Collected data entries:
************
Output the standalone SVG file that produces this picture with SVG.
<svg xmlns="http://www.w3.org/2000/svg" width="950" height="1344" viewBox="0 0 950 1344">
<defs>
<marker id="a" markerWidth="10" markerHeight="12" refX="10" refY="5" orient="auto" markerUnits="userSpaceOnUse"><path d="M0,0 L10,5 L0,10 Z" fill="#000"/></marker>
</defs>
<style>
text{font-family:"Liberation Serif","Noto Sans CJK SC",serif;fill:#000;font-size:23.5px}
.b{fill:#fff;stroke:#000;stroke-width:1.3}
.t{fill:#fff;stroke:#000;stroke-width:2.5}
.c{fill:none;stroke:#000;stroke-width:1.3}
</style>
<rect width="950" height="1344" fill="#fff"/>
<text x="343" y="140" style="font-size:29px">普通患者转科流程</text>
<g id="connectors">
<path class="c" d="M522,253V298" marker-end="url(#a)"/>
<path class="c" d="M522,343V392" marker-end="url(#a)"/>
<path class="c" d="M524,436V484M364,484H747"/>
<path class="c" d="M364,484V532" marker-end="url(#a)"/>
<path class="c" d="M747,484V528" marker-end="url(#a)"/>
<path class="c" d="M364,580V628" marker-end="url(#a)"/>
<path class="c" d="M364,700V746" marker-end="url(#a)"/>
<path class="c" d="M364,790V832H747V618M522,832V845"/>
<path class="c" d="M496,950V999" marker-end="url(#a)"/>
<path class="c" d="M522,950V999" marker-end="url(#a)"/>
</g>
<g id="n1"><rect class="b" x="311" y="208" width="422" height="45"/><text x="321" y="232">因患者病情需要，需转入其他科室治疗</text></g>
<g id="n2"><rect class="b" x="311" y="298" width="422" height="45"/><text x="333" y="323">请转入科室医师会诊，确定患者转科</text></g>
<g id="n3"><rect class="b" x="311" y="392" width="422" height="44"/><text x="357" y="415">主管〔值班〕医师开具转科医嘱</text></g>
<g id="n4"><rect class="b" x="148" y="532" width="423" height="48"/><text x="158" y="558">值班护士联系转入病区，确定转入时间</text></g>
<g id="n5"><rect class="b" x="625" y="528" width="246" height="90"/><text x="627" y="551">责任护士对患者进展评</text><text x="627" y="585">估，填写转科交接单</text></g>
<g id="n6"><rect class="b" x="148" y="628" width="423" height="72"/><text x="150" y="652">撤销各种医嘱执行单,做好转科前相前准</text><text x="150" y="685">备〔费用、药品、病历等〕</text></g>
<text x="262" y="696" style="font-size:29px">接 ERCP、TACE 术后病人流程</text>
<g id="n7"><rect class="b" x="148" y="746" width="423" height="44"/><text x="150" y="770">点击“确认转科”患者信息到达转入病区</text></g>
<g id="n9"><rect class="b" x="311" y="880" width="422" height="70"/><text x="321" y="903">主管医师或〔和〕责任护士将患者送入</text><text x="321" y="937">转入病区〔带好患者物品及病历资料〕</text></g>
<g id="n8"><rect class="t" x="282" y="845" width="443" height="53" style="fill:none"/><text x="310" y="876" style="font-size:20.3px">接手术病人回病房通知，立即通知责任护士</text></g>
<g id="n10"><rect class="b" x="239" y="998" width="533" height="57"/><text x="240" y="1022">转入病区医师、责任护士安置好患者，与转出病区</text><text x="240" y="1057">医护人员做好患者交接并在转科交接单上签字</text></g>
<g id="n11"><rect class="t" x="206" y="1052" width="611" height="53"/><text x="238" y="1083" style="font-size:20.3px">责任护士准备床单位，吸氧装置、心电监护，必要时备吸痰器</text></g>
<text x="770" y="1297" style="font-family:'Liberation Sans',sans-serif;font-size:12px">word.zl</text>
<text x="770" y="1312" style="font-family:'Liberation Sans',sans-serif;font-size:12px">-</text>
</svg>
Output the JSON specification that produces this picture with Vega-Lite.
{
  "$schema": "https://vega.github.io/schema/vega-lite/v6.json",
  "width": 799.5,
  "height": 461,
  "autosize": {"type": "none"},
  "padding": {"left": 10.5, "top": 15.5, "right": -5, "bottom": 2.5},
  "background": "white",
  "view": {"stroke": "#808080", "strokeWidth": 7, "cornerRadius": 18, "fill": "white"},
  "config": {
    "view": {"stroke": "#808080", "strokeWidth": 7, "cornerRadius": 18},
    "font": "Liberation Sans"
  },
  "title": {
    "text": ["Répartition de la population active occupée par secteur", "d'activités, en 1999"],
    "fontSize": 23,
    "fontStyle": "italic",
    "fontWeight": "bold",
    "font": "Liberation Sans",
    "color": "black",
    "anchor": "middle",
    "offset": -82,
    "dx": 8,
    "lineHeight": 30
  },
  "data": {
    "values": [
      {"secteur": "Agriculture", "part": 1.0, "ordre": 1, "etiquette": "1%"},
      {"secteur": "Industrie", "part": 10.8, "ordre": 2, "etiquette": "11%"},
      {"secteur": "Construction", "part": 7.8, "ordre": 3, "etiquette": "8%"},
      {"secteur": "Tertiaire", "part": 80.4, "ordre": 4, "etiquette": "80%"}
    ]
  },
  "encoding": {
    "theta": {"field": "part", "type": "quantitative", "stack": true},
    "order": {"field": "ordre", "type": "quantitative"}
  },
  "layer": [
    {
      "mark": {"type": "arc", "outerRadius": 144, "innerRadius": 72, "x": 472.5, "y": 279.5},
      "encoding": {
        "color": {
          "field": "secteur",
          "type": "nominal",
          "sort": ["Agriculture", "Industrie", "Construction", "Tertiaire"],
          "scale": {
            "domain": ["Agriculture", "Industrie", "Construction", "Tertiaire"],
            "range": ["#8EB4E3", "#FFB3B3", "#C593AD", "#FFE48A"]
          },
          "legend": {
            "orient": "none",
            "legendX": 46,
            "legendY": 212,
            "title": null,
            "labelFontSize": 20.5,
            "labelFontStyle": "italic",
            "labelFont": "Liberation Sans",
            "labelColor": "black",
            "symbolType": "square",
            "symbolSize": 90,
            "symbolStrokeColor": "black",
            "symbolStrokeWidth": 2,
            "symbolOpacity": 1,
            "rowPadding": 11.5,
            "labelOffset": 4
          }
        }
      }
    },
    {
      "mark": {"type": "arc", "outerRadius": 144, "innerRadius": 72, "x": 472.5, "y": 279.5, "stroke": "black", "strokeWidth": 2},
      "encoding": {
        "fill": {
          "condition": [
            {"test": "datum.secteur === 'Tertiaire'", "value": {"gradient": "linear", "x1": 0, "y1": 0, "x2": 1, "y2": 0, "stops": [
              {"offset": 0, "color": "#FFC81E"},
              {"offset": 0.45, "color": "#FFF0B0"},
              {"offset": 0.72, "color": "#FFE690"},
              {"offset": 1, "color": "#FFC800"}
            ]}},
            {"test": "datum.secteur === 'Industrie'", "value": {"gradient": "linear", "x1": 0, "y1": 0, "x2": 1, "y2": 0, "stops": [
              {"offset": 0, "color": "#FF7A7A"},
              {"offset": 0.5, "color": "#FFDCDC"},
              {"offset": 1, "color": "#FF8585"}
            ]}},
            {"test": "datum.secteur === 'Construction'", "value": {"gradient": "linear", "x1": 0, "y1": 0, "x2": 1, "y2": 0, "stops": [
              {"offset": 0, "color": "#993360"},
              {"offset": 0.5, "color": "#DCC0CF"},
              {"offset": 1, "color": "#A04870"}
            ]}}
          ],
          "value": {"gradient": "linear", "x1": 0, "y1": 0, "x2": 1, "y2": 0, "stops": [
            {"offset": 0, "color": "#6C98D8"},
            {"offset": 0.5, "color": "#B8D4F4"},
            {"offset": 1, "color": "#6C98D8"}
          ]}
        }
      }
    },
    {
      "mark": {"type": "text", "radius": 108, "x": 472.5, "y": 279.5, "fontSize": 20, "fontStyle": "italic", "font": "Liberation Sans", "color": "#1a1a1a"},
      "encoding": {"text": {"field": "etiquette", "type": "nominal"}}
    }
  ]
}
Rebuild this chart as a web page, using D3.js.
************
◆ Task to complete
From the records above, pick out and copy each line holding the word "produces".

◆ Result of this exercise
Output the standalone SVG file that produces this picture with SVG.
Output the JSON specification that produces this picture with Vega-Lite.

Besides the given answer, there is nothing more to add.